I know a woman who is on her third email provider because she has maxed out all the free storage given by the other two. She is well on the way to filling the storage in this one. In Cold War terms, she has filled two and a half large warehouses to their tall ceilings. One person. Largely with advertisements. If you are anywhere near this predicament, I suggest the following:

Determine retention requirements of each general document category. There is no need to keep an advertisement of a sale that ended yesterday. Here are my categories and their periods of retention:

1. General Correspondence: three months.

2. Special Category: one year after close of category.

3. Tax information:

Individual: three years after it is used in tax filing.

Business: seven years after it is used in tax filing.

4. Essential personal information: until changed or replaced.

5. Historical information: archive after one year or one year after end of category.


Wipe it all out, every folder and skip to the section on basic maintenance. Chances are you will have lost nothing important. If you are a bit OCD about keeping things, the following procedures may help.
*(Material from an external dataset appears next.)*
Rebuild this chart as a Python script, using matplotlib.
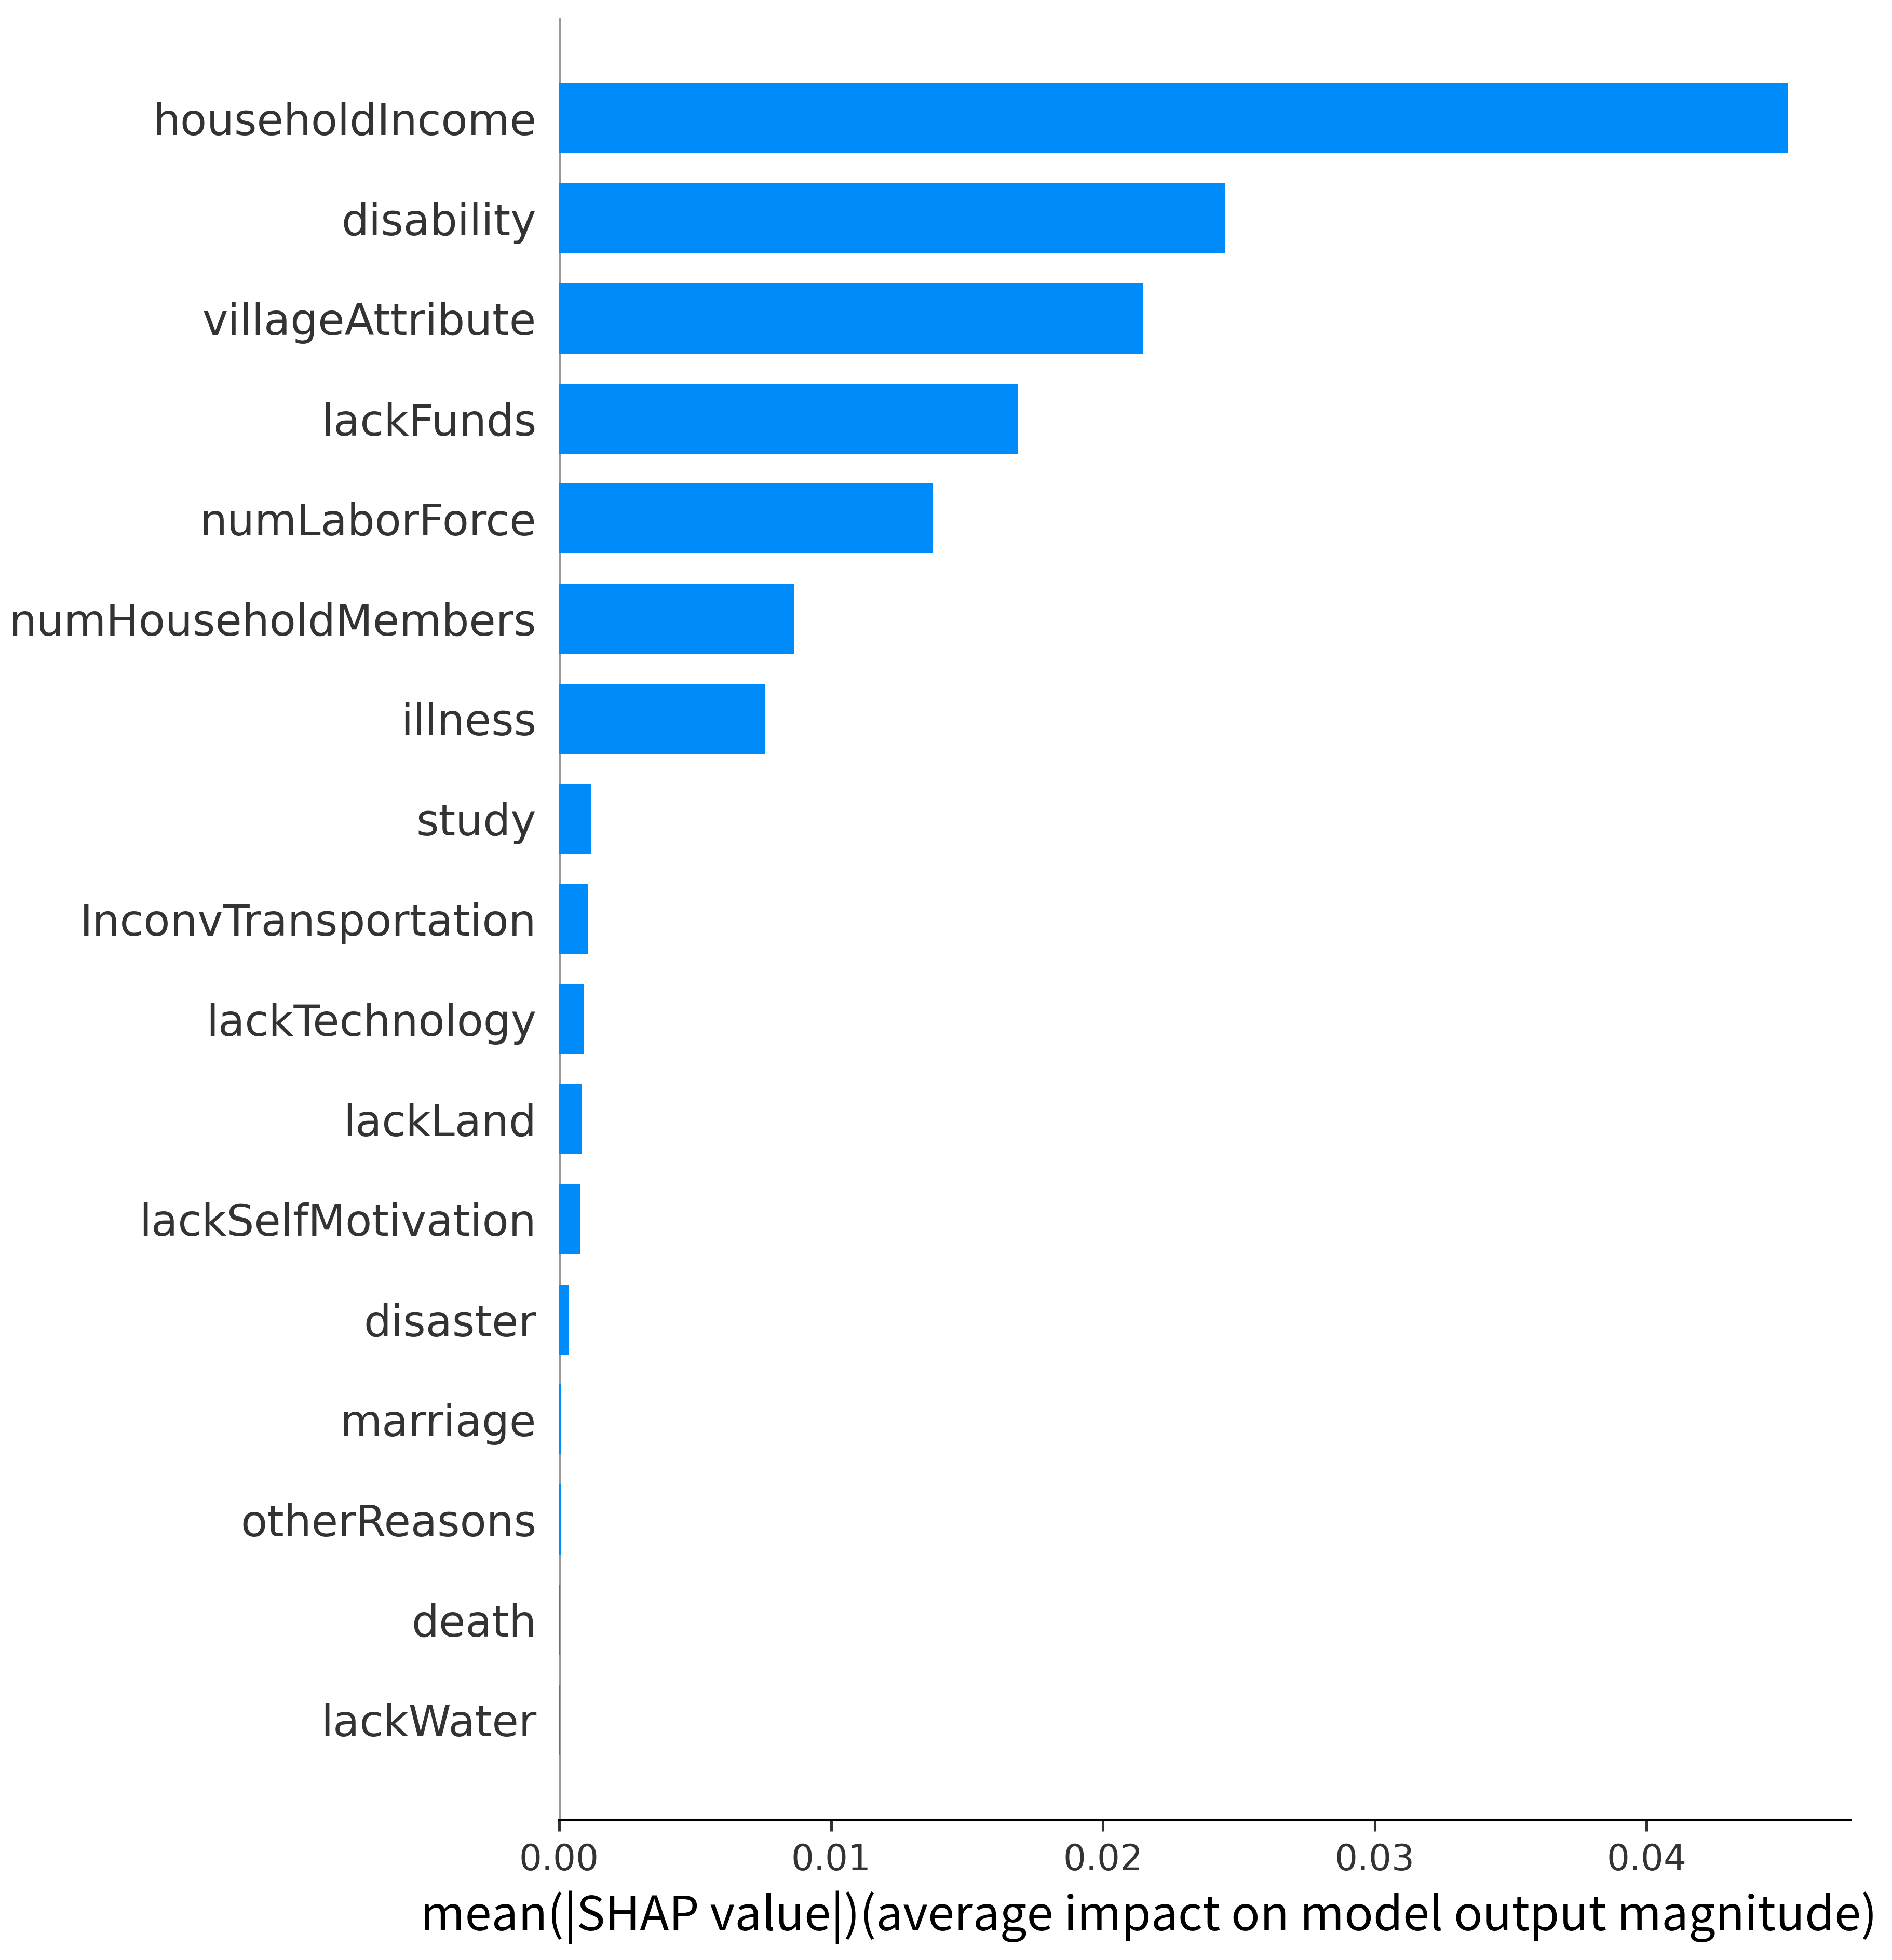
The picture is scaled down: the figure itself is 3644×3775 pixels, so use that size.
import matplotlib
matplotlib.use("Agg")
import matplotlib.pyplot as plt
import numpy as np

features = ["householdIncome", "disability", "villageAttribute", "lackFunds",
            "numLaborForce", "numHouseholdMembers", "illness", "study",
            "InconvTransportation", "lackTechnology", "lackLand",
            "lackSelfMotivation", "disaster", "marriage", "otherReasons",
            "death", "lackWater"]
values = [0.0452, 0.0245, 0.02147, 0.01687, 0.01374, 0.00864, 0.00758,
          0.00118, 0.00107, 0.00089, 0.00084, 0.00078, 0.00035, 0.00008,
          0.00007, 0.00003, 0.00004]
xticks = [0.00, 0.01, 0.02, 0.03, 0.04]
xtick_labels = ["0.00", "0.01", "0.02", "0.03", "0.04"]
xlabel_text = "mean(|SHAP value|)(average impact on model output magnitude)"

W, H, DPI = 3644, 3775, 300
fig = plt.figure(figsize=(W / DPI, H / DPI), dpi=DPI)
ax = fig.add_axes([1077 / W, 1 - 3505 / H, (3564 - 1077) / W, (3505 - 35) / H])

n = len(features)
y_pos = np.arange(n)[::-1]
ax.barh(y_pos, values, 0.7, align="center", color="#008bfb", zorder=2)
ax.axvline(0, color="#999999", linewidth=1.5, zorder=1)

ax.set_ylim(-1, n)
ax.set_xlim(0, 0.0475)
ax.set_yticks(y_pos)
ax.set_yticklabels(features, fontsize=20, color="#333333", family="DejaVu Sans")
ax.set_xticks(xticks)
ax.set_xticklabels(xtick_labels, fontsize=16.6, color="#333333", family="DejaVu Sans")

for s in ["right", "top", "left"]:
    ax.spines[s].set_visible(False)
ax.spines["bottom"].set_linewidth(1.21)
ax.xaxis.set_ticks_position("bottom")
ax.yaxis.set_ticks_position("none")
ax.tick_params(axis="x", length=5.3, width=1.21, pad=5.3, color="#333333")
ax.tick_params(axis="y", pad=7)

lab = ax.set_xlabel(xlabel_text, fontsize=24.5, color="black",
                    family=["Noto Sans CJK SC", "DejaVu Sans"],
                    va="baseline", ha="center")
ax.xaxis.set_label_coords((2213 - 1077) / (3564 - 1077), (3505 - 3718) / (3505 - 35))

# fit label width to the reference's width (~2805 px)
fig.canvas.draw()
wpx = lab.get_window_extent().width
lab.set_fontsize(24.5 * 2805 / wpx)

fig.savefig("out.png", dpi=DPI, facecolor="white")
Pick and choose what fits your situation and style. 

LONG VERSION. If your email account is set to archive, change that to the trash can icon instead of the file box. Email providers often set archive instead of trash as default in order to grow your storage to the point of being able to charge you for it. Move everything in ARCHIVE to trash . If this feature has ever saved you something important, you are a unicorn. It has allowed a bunch of information about you to hang around largely unsecured, possibly for years.

Now, let’s look at each category again, backwards, in the context of five gigabytes of emails.
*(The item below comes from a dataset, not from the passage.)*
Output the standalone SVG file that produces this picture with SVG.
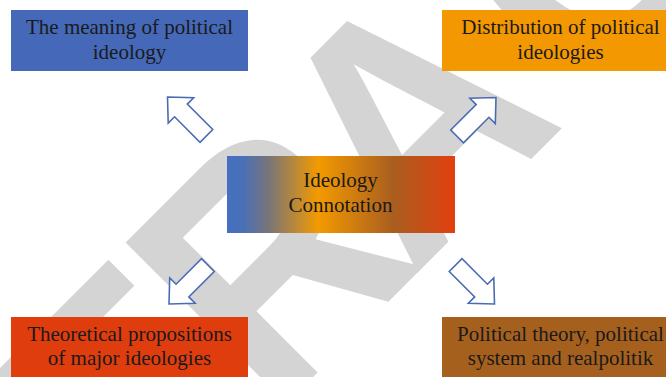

5. Historical information. If you can remember an email, or more likely a series of emails that you think you should keep in perpetuity (it has to be memorable to be in this category at all—do not search five gigabytes of info on the off chance there might be something), use the search bar in 'all messages', or if your email provider doesn’t offer a global capability, search in each possible folder, like INBOX or IMPORTANT. Do not search TRASH. If it is important enough to remember now, you did not trash it. You have this problem because you have a tendency not to trash things. If you find your historical emails, move them to a new folder labeled HISTORY. Go on to the next category.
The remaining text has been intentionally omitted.